I briefly explored JSON as well, which is another minimal syntax that is easy to learn, but I quickly realized why they call XML a markup language. Unlike with JSON, XML lets you mostly write normal text, and then as a secondary thing, add special syntax--hence, "marking up" your text. XML is also a very mature system in general, so for example we could configure Eclipse (which was a viable tool back then!) to auto-complete tags and give you errors within the editor if you used tags that aren't allowed. If I were to rewrite how Bison's skeletons work, I think something based on XML would be tempting to try. Bison already uses this approach for its debug output. I'm not sure, though; XSLT looks pretty voluminous in practice.

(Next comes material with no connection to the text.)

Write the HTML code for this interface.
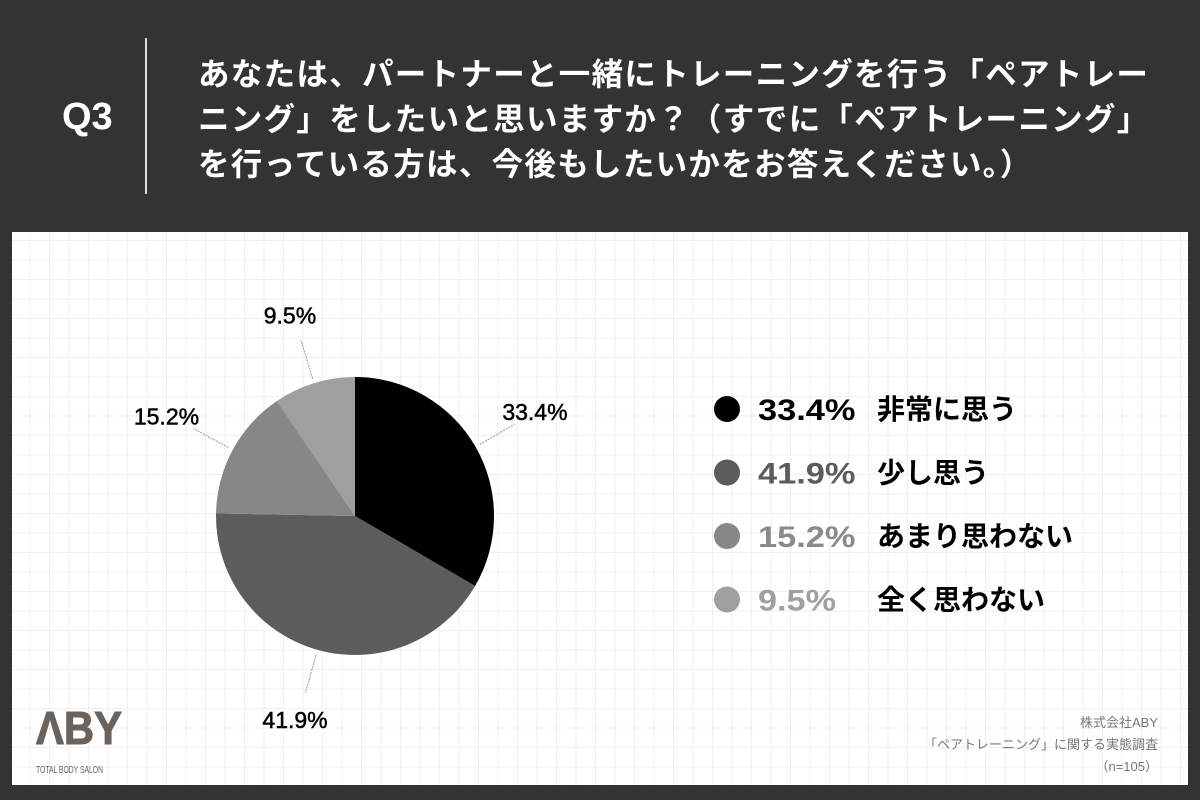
<!DOCTYPE html>
<html><head><meta charset="utf-8">
<style>
html,body{margin:0;padding:0;}
body{width:1200px;height:800px;background:#333;position:relative;overflow:hidden;font-family:"Liberation Sans","Noto Sans CJK JP",sans-serif;}
#q{position:absolute;left:62px;top:96px;color:#fff;font-size:38px;font-weight:bold;}
#vline{position:absolute;left:145px;top:38px;width:2px;height:156px;background:#ddd;}
#title{position:absolute;left:198px;top:50px;color:#fff;font-size:31.5px;font-weight:bold;line-height:45px;letter-spacing:1.3px;font-family:"Noto Sans CJK JP",sans-serif;white-space:nowrap;}
#card{position:absolute;left:12px;top:232px;width:1176px;height:553px;background-color:#fff;
background-image:linear-gradient(#efefef 1px,transparent 1px),linear-gradient(90deg,#efefef 1px,transparent 1px);background-size:19.5px 19.5px;background-position:-2px 8px;}
svg{position:absolute;left:0;top:0;}
</style></head><body>
<div id="q">Q3</div>
<div id="vline"></div>
<div id="title">あなたは、パートナーと一緒にトレーニングを行う「ペアトレー<br>ニング」をしたいと思いますか？（すでに「ペアトレーニング」<br>を行っている方は、今後もしたいかをお答えください。）</div>
<div id="card"></div>
<svg width="1200" height="800" id="chart">
<g id="slices"></g><g id="labels"></g><g id="legend"></g>
<g>
<text x="36" y="744" font-family="Liberation Sans,sans-serif" font-size="46" font-weight="bold" fill="#6b625c" stroke="#6b625c" stroke-width="1" textLength="86" lengthAdjust="spacingAndGlyphs">ΛBY</text>
<text x="36" y="773" font-family="Liberation Sans,sans-serif" font-size="10" fill="#6b625c" textLength="67" lengthAdjust="spacingAndGlyphs">TOTAL BODY SALON</text>
</g>
<g font-family="Liberation Sans,Noto Sans CJK JP,sans-serif" font-size="13" fill="#777" text-anchor="end">
<text x="1158" y="727">株式会社ABY</text>
<text x="1158" y="749">「ペアトレーニング」に関する実態調査</text>
<text x="1158" y="771">（n=105）</text>
</g>
</svg>
<script>
const categories=["非常に思う","少し思う","あまり思わない","全く思わない"];
const values=[33.4,41.9,15.2,9.5];
const valueLabels=["33.4%","41.9%","15.2%","9.5%"];
const colors=["#000000","#5c5c5c","#878787","#9f9f9f"];
const legendPctColors=["#000000","#5c5c5c","#8a8a8a","#a0a0a0"];
const cx=355,cy=516,r=139;
const NS="http://www.w3.org/2000/svg";
const total=values.reduce((a,b)=>a+b,0);
function pt(a,rad){return [cx+rad*Math.sin(a),cy-rad*Math.cos(a)];}
let a0=0;
const sl=document.getElementById('slices'),lb=document.getElementById('labels'),lg=document.getElementById('legend');
values.forEach((v,i)=>{
  const a1=a0+v/total*2*Math.PI;
  const p0=pt(a0,r),p1=pt(a1,r);
  const path=document.createElementNS(NS,'path');
  path.setAttribute('d',`M${cx},${cy}L${p0[0]},${p0[1]}A${r},${r} 0 ${a1-a0>Math.PI?1:0} 1 ${p1[0]},${p1[1]}Z`);
  path.setAttribute('fill',colors[i]);
  
  
  sl.appendChild(path);
  const m=(a0+a1)/2;
  const l0=pt(m,r+5),l1=pt(m,r+45);
  const ln=document.createElementNS(NS,'line');
  ln.setAttribute('x1',l0[0]);ln.setAttribute('y1',l0[1]);ln.setAttribute('x2',l1[0]);ln.setAttribute('y2',l1[1]);
  ln.setAttribute('stroke','#999');ln.setAttribute('stroke-width','1');ln.setAttribute('stroke-dasharray','2,1');
  
  
  lb.appendChild(ln);
  const tp=pt(m,r+72);
  const t=document.createElementNS(NS,'text');
  t.setAttribute('x',tp[0]-3);t.setAttribute('y',tp[1]+9);t.setAttribute('text-anchor','middle');
  t.setAttribute('font-size','23');t.setAttribute('font-family','Liberation Sans,sans-serif');t.setAttribute('fill','#000');
  t.setAttribute('stroke','#000');t.setAttribute('stroke-width','0.5');
  t.textContent=valueLabels[i];
  
  
  lb.appendChild(t);
  const y=409+i*63.5;
  const c=document.createElementNS(NS,'circle');
  c.setAttribute('cx',727);c.setAttribute('cy',y);c.setAttribute('r',13);c.setAttribute('fill',colors[i]);
  
  
  lg.appendChild(c);
  const tp2=document.createElementNS(NS,'text');
  tp2.setAttribute('x',758);tp2.setAttribute('y',y+11);tp2.setAttribute('font-size','30');tp2.setAttribute('font-weight','bold');
  tp2.setAttribute('font-family','Liberation Sans,sans-serif');tp2.setAttribute('fill',legendPctColors[i]);
  tp2.setAttribute('textLength',valueLabels[i].length*19.5);tp2.setAttribute('lengthAdjust','spacingAndGlyphs');
  tp2.textContent=valueLabels[i];
  
  
  lg.appendChild(tp2);
  const tl=document.createElementNS(NS,'text');
  tl.setAttribute('x',877);tl.setAttribute('y',y+10);tl.setAttribute('font-size','28');tl.setAttribute('font-weight','bold');
  tl.setAttribute('font-family','Noto Sans CJK JP,sans-serif');tl.setAttribute('fill','#000');
  tl.textContent=categories[i];
  
  
  lg.appendChild(tl);
  a0=a1;
});
</script>
</body></html>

Some of the best options are embedded in an existing general-purpose language. JSX is embedded in JavaScript, and Scribe is embedded in Scheme. I'm not sure how practical these are if you aren't already working in those environments, but if you are, look for one that works with your current source language.

The larger lesson

An effective tool has to be evaluated in the context it will be used in. Both C and M4 use function-call notation for macro invocation, but in C it works well, while with M4 it becomes a nightmare. Achieving an effective tool, therefore, requires design thinking. You need to learn about the situation you are targeting, you need to adjust your solution based on that, and above all you need to be ready to critique your solutions and iterate on improvements. The critique can take many forms, and a really important one is to watch how your users are doing and to really reflect on why it's happening and how it could be different.

Surprises can happen anywhere, and you'll support your users more if you can act on those surprises and try something different.